In the past, voice assistants like Siri or satnav systems relied on 'synthetic voices' that required voice actors to spend hours in recording studios, meticulously sampling all necessary words and phrases. Voice clones, however, have revolutionised this process by using AI to digitally recreate speech patterns. These clones can be generated with as little as a few seconds of recorded audio, even using clips from social media or snippets of conversation as raw material.

This advancement has raised concerns that criminals could use AI to impersonate friends, family, or colleagues to manipulate targets. According to the National Trading Standards, criminals are already using AI to clone voices and set up unauthorised direct debits over the phone.

Study Methodology

In the study, researchers created voice clones of human participants using just 120 pre-recorded sentences. Participants listened to 80 unique sentences—40 spoken by a real person and 40 by an AI voice clone. They were asked to transcribe exactly what they heard, allowing researchers to assess intelligibility. Participants also rated how clear the voice was, how strong the regional accent seemed, and whether they believed it was AI-generated.

To the scientists' surprise, AI-generated voices were consistently rated as easier to understand. This contradicted previous research, and the researchers were baffled as to why. Professor Adank noted: 'A small part of our paper is talking about that experiment, and then a large part is me and my collaborator frantically trying to find out what it is that makes those voice clones more intelligible.'

Further Experiments

The team repeated the experiment with elderly participants and a filter mimicking cochlear implant effects to test hearing-impaired conditions. They also tried the test with Americans to see if British accents caused confusion. Regardless of the conditions, AI clones were consistently rated 13 per cent more intelligible than their human counterparts. Interestingly, participants were rarely tricked—they correctly identified the human voice 70.4 per cent of the time—yet still rated the AI voices as clearer.

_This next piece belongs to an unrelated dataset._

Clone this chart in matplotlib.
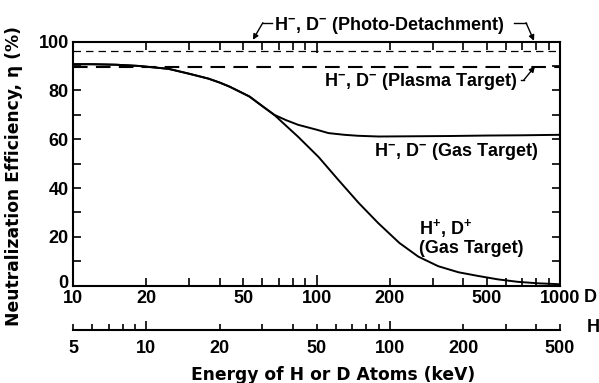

After examining over 100 acoustic measurements, the researchers remain stumped. Professor Adank believes the only way to solve the mystery is to collaborate with engineers who build voice clones to understand how the AI systems truly work. 'I am now going to try and recreate [the effect] by studying how synthesisers work and how they use digital signal processing to generate those voices, just to get a bit of a handle on this,' she said.